Wordsworth had sympathy for France but he lost this sympathy and exchanged it for an admiration for London, he praises it, as it is the capital city of his beloved country. He brings the royalty of the city into the poem –
“This City now doth like a garment wear
The beauty of the morning; silent, bare”
The phase “garment wear” suggests that the piece of clothing is royal, perhaps a robe. This is an example of Wordsworth’s use of majestic imagery. He is saying that London is wearing the beauty of the morning; in other words, London is beautiful in the morning. This is typical of the language that would be used by a Romantic Poet like Wordsworth, as they believe nature is the place of purity.
‘Composed Upon Westminster Bridge’ seems like a softhearted and majestic poem. We know this because of the sentimental words that he uses –
“Majesty” and “beauty” are both examples of these words. All these words describe London and tell of its flawless attributes. This shows Wordsworth’s approach and is a common approach among most Romantic poets, Wordsworth’s is significant though as it is written about Urbanity.
Betjamen’s approach is quite the opposite of Wordsworth’s. He uses words like –
“synthetic” and “bogus” which show his poem is based around complaint, significantly different to Wordsworth. He does this to put forward his points about Slough’s urbanity and the problems it creates.
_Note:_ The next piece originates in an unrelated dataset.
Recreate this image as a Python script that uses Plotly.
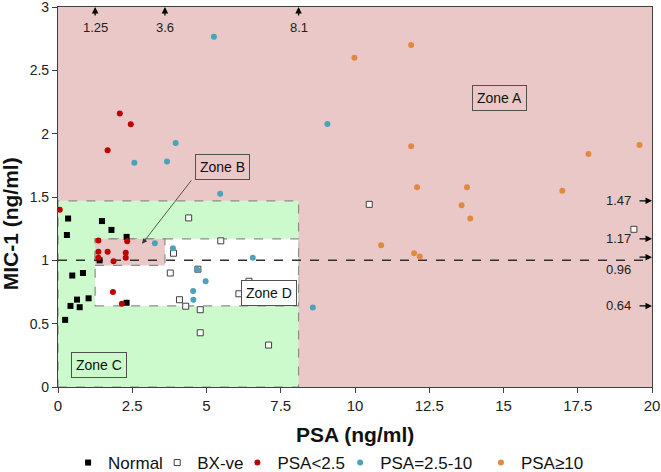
import plotly.graph_objects as go

# ---- data ----
normal_x = [0.34, 1.48, 1.80, 0.30, 2.31, 1.40, 0.84, 0.48, 1.03, 0.64, 0.42, 0.73, 2.31, 0.24]
normal_y = [1.33, 1.31, 1.24, 1.20, 1.185, 1.00, 0.90, 0.88, 0.70, 0.69, 0.64, 0.63, 0.665, 0.53]

bx_x = [4.40, 5.48, 3.89, 3.78, 4.71, 4.09, 4.30, 4.79, 4.79, 7.09, 6.43, 6.09, 10.48, 19.39]
bx_y = [1.335, 1.154, 1.056, 0.90, 0.93, 0.689, 0.638, 0.61, 0.428, 0.331, 0.835, 0.736, 1.442, 1.245]

low_x = [0.06, 1.36, 2.33, 1.36, 1.67, 2.28, 1.36, 2.28, 1.87, 1.85, 2.15, 2.08, 2.45, 1.67]
low_y = [1.40, 1.156, 1.15, 1.067, 1.067, 1.06, 1.02, 1.02, 0.993, 0.75, 0.657, 2.16, 2.075, 1.87]

mid_x = [5.25, 9.07, 3.96, 3.67, 2.57, 5.46, 3.26, 3.87, 6.56, 4.69, 4.97, 4.55, 4.56, 8.58]
mid_y = [2.766, 2.076, 1.926, 1.78, 1.77, 1.526, 1.135, 1.095, 1.02, 0.925, 0.835, 0.757, 0.689, 0.628]

high_x = [9.98, 11.89, 11.89, 12.09, 13.77, 13.59, 13.88, 10.88, 11.99, 12.18, 16.98, 17.86, 19.58]
high_y = [2.60, 2.70, 1.90, 1.576, 1.576, 1.434, 1.33, 1.12, 1.056, 1.03, 1.55, 1.84, 1.91]

psa_cuts = [1.25, 3.6, 8.1]
psa_cut_labels = ["1.25", "3.6", "8.1"]
mic_cuts = [1.47, 1.17, 0.96, 0.64]
mic_cut_labels = ["1.47", "1.17", "0.96", "0.64"]
mic_cut_draw = [1.47, 1.17, 1.025, 0.64]   # where the arrows sit in the picture
mic_cut_text = [1.47, 1.17, 0.925, 0.64]

series_names = ["Normal", "BX-ve", "PSA<2.5", "PSA=2.5-10", "PSA≥10"]

PINK = "rgb(235,200,200)"
GREEN = "rgb(204,250,204)"
FONT = "Liberation Sans"

# legend entry positions (paper x of each legend box, left-anchored)
legend_x = [0.017, 0.167, 0.302, 0.475, 0.712]
legend_ids = ["legend", "legend2", "legend3", "legend4", "legend5"]

fig = go.Figure()

fig.add_trace(go.Scatter(x=normal_x, y=normal_y, mode="markers", name=series_names[0],
                         legend=legend_ids[0],
                         marker=dict(symbol="square", size=6, color="black")))
fig.add_trace(go.Scatter(x=bx_x, y=bx_y, mode="markers", name=series_names[1],
                         legend=legend_ids[1],
                         marker=dict(symbol="square", size=6, color="white",
                                     line=dict(color="#404040", width=1))))
fig.add_trace(go.Scatter(x=low_x, y=low_y, mode="markers", name=series_names[2],
                         legend=legend_ids[2],
                         marker=dict(symbol="circle", size=6, color="#C00000")))
fig.add_trace(go.Scatter(x=mid_x, y=mid_y, mode="markers", name=series_names[3],
                         legend=legend_ids[3],
                         marker=dict(symbol="circle", size=6, color="#4AA3BA")))
fig.add_trace(go.Scatter(x=high_x, y=high_y, mode="markers", name=series_names[4],
                         legend=legend_ids[4],
                         marker=dict(symbol="circle", size=6, color="#E08A40")))

dash_line = dict(color="#8c8c8c", width=1.2, dash="dash")
shapes = [
    dict(type="rect", xref="x", yref="y", x0=0, x1=20, y0=0, y1=3,
         fillcolor=PINK, line=dict(width=0), layer="below"),
    dict(type="rect", xref="x", yref="y", x0=0, x1=psa_cuts[2], y0=0, y1=mic_cuts[0],
         fillcolor=GREEN, line=dash_line, layer="below"),
    dict(type="rect", xref="x", yref="y", x0=psa_cuts[0], x1=psa_cuts[2], y0=mic_cuts[3], y1=mic_cuts[1],
         fillcolor="white", line=dash_line, layer="below"),
    dict(type="rect", xref="x", yref="y", x0=psa_cuts[0], x1=psa_cuts[1], y0=mic_cuts[2], y1=mic_cuts[1],
         fillcolor=PINK, line=dash_line, layer="below"),
    dict(type="line", xref="x", yref="y", x0=0, x1=20, y0=1, y1=1,
         line=dict(color="#303030", width=1.5, dash="dash"), layer="below"),
]

annotations = []
# top arrows
for xv, lab in zip(psa_cuts, psa_cut_labels):
    annotations.append(dict(x=xv, y=3, xref="x", yref="y", text="", showarrow=True,
                            ax=0, ay=10, arrowhead=2, arrowsize=1, arrowwidth=1.3,
                            arrowcolor="black"))
    annotations.append(dict(x=xv, y=3, xref="x", yref="y", text=lab, showarrow=False,
                            yshift=-20, font=dict(family=FONT, size=13, color="#222")))
# right arrows
for yd, yt, lab in zip(mic_cut_draw, mic_cut_text, mic_cut_labels):
    annotations.append(dict(x=20, y=yd, xref="x", yref="y", text="", showarrow=True,
                            ax=-14, ay=0, arrowhead=2, arrowsize=1, arrowwidth=1.3,
                            arrowcolor="black"))
    annotations.append(dict(x=20, y=yt, xref="x", yref="y", text=lab, showarrow=False,
                            xanchor="right", xshift=-19,
                            font=dict(family=FONT, size=13, color="#222")))

box = dict(showarrow=False, bordercolor="#505050", borderwidth=1, borderpad=4,
           font=dict(family=FONT, size=14, color="#111"))
annotations.append(dict(x=14.86, y=2.28, xref="x", yref="y", text="Zone A", **box))
annotations.append(dict(x=5.55, y=1.737, xref="x", yref="y", text="Zone B", **box))
annotations.append(dict(x=1.37, y=0.175, xref="x", yref="y", text="Zone C", **box))
annotations.append(dict(x=7.11, y=0.744, xref="x", yref="y", text="Zone D", bgcolor="white", **box))
# Zone B pointer
annotations.append(dict(x=2.83, y=1.13, xref="x", yref="y", ax=4.53, ay=1.643,
                        axref="x", ayref="y", text="", showarrow=True, arrowhead=2,
                        arrowsize=1.3, arrowwidth=0.8, arrowcolor="#333"))
# axis titles
annotations.append(dict(x=0.5, y=-0.1245, xref="paper", yref="paper", text="<b>PSA (ng/ml)</b>",
                        showarrow=False, yanchor="middle",
                        font=dict(family=FONT, size=21, color="#111")))
annotations.append(dict(x=-0.0796, y=0.43, xref="paper", yref="paper", text="<b>MIC-1 (ng/ml)</b>",
                        showarrow=False, textangle=-90, xanchor="center", yanchor="middle",
                        font=dict(family=FONT, size=21, color="#111")))

legend_style = dict(orientation="h", xanchor="left", y=-0.2, yanchor="middle",
                    font=dict(family=FONT, size=17, color="#111"),
                    itemwidth=30, bgcolor="rgba(0,0,0,0)", borderwidth=0)
legends = {lid: dict(x=lx, **legend_style) for lid, lx in zip(legend_ids, legend_x)}

fig.update_layout(
    width=661, height=472,
    margin=dict(l=58, r=9, t=7, b=85, autoexpand=False),
    plot_bgcolor="white", paper_bgcolor="white",
    font=dict(family=FONT, size=14, color="#222"),
    shapes=shapes, annotations=annotations,
    showlegend=True,
    **legends,
)
fig.update_xaxes(range=[0, 20], dtick=2.5, tick0=0, showgrid=False, zeroline=False,
                 showline=True, linecolor="#404040", linewidth=1.2, mirror=True,
                 ticks="outside", ticklen=5, tickcolor="#404040", automargin=False,
                 ticklabeloverflow="allow",
                 tickfont=dict(family=FONT, size=15, color="#222"))
fig.update_yaxes(range=[0, 3], dtick=0.5, tick0=0, showgrid=False, zeroline=False,
                 showline=True, linecolor="#404040", linewidth=1.2, mirror=True,
                 ticks="outside", ticklen=5, tickcolor="#404040", automargin=False,
                 ticklabeloverflow="allow",
                 tickfont=dict(family=FONT, size=14, color="#222"))

fig.write_html("out.html", config={"displayModeBar": False},
               post_script="document.body.style.margin='0';document.body.style.overflow='hidden';")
The writers use different tones but they use them to for the same reasons, to get their points across with maximum force.
These two poems are both structurally excellent and each one communicates its purpose well. Sir John Betjamen tells us of how Slough lacks experimentation and is unnatural in many ways. William Wordsworth notifies us of London’s sublime natural characteristics. These two poems are a great example of how similar viewpoints can be transmitted into opposites – a love, and a hate.